The new Studio ADP-590 rear/surround speakers can be placed on stands or wall-mounted with the included hardware. While nowhere near the size of the other speakers in this system, they house similar drivers in a smaller package. These bipolar speakers have one-inch G-Pal tweeters and a four-inch S-PAL midrange driver facing out of each side and a single seven-inch forward-firing polypropylene bass driver, measuring eight-and-three-quarter-inches tall, 14-and-three-quarter inches at their widest point, six-and-five-eighths inches deep and weighing 17.5 pounds each. Quoted frequency response is 85 Hz to 20 kHz, with bass extension to 60 Hz at minus three decibels and an impedance of eight ohms.
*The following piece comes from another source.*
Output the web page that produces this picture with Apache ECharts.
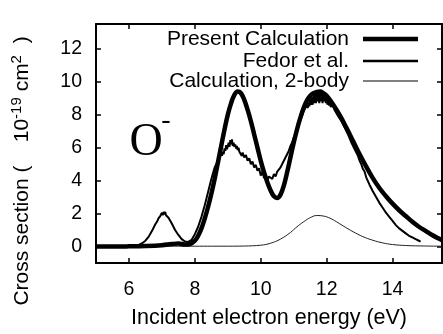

They are available in black ebony or white and are single-wire only.
Completing this package is Paradigm’s Servo 15v2 subwoofer, a beast of a speaker, weighing in at 114 pounds and measuring 20 inches high by 18 inches wide and 21-and-a-half inches deep. The Servo 15 is basically a box with the top side edges cut off slightly. This angled edge makes its way to the grille that covers the entire front of the subwoofer and continues the angled edge across its top as well. Housing a single high-excursion 15-inch driver in a sealed enclosure with a built-in 1,200-watt class D amplifier capable of 4,500-watt peaks, it can reproduce bass down to 12 Hz at minus three decibels. The subwoofer offers plenty of flexibility and all controls are located on a large black panel on the lower rear of the speaker. From left to right, you find the power switch and power on options; the subwoofer can be left on at all times or triggered either by the presence of an audio signal or 12-volt triggers. Both balanced and single-ended low-level inputs come next with a switch to select your choice. Next are a variable phase alignment dial from zero to 180 degrees, an adjustable cutoff frequency dial from 35 Hz to 150 Hz to aid integration with your main speakers, an adjustable contour dial of zero to plus six decibels at 60 Hz to aid with integrating the sub into different rooms and, finally, a main level control. The power cord attaches to the lower left of the panel. The subwoofer’s amplifier is thermally protected and has electrical shorting protection as well. The Servo 15v2 is available in sycamore, cherry, rosenut and black ash finishes.